> Task objective
Determine how many lines below hold the string "this". Reply with the number alone.

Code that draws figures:
— BEGIN —

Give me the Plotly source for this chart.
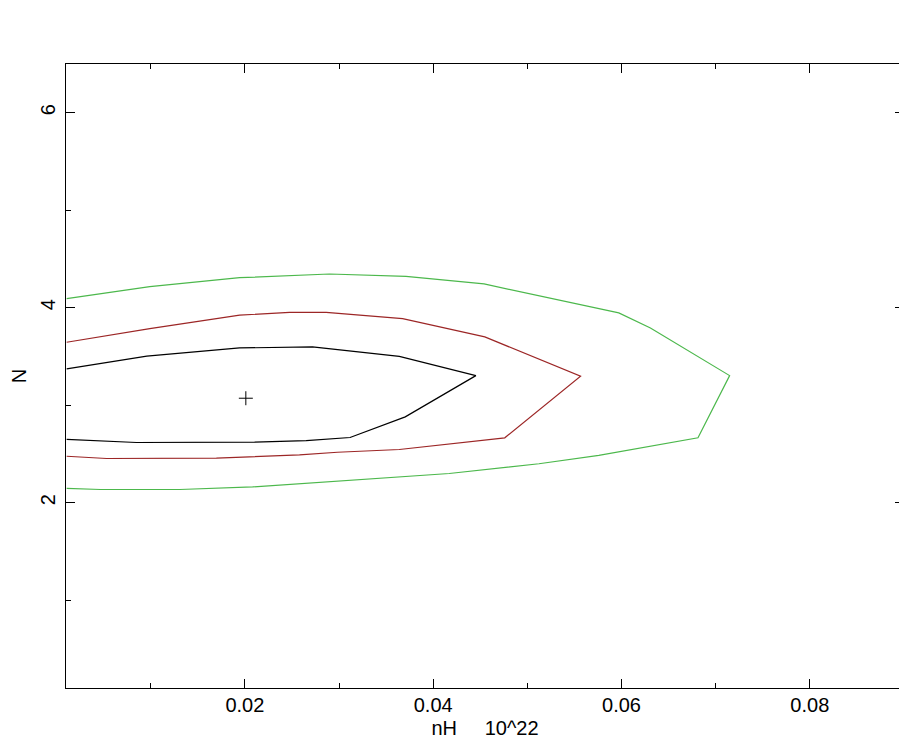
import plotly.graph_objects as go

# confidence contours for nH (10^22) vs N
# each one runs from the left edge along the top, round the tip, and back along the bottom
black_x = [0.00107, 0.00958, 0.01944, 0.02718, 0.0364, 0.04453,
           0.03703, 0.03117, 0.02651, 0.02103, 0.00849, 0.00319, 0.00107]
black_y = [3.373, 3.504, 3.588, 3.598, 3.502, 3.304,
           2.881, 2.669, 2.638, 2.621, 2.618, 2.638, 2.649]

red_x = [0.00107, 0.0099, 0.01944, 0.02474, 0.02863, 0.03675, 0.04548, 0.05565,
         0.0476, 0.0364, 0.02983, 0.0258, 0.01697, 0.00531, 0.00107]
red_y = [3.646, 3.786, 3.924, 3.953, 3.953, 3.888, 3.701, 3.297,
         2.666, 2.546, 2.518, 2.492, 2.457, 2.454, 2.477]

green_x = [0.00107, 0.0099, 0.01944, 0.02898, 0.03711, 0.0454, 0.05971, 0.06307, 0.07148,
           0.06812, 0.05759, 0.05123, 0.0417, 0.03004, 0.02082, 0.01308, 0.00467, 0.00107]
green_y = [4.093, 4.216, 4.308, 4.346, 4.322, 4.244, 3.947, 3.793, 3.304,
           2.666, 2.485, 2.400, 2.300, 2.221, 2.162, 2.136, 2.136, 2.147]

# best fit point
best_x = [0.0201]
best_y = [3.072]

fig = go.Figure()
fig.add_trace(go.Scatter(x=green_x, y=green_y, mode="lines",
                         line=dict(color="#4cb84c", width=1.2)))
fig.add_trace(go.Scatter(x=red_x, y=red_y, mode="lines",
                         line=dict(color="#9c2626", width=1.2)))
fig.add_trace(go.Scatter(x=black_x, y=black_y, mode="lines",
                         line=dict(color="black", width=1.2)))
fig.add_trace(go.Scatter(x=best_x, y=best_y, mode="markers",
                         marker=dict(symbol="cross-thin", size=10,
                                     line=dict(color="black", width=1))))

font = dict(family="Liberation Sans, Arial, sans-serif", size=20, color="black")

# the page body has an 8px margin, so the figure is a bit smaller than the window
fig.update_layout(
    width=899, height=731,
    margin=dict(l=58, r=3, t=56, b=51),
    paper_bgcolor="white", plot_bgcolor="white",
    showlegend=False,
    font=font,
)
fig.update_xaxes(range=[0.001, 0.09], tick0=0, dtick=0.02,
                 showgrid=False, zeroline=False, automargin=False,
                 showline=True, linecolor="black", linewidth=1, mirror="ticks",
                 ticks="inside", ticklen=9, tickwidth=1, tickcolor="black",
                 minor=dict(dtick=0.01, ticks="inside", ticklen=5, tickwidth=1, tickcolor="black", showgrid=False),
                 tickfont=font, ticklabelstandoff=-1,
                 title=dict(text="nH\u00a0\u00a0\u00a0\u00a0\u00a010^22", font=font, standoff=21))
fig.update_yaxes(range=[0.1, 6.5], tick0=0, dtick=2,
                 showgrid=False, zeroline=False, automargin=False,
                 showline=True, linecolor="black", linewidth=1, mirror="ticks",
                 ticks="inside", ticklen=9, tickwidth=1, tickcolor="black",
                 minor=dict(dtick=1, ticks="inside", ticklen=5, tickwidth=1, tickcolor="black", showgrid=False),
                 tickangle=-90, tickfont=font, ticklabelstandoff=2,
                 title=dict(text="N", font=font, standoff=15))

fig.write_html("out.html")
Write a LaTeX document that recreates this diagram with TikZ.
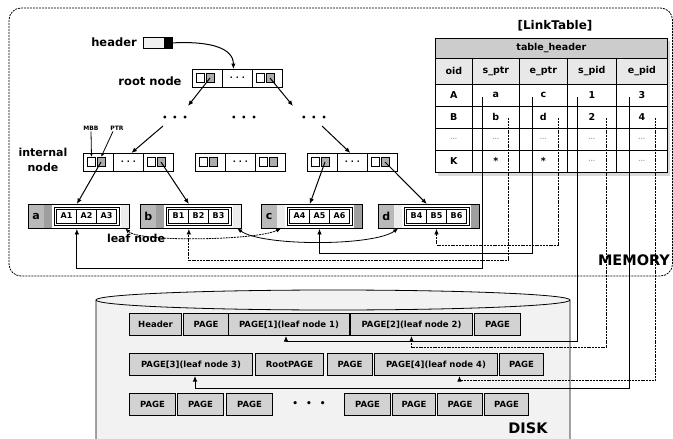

— END —

> Result
2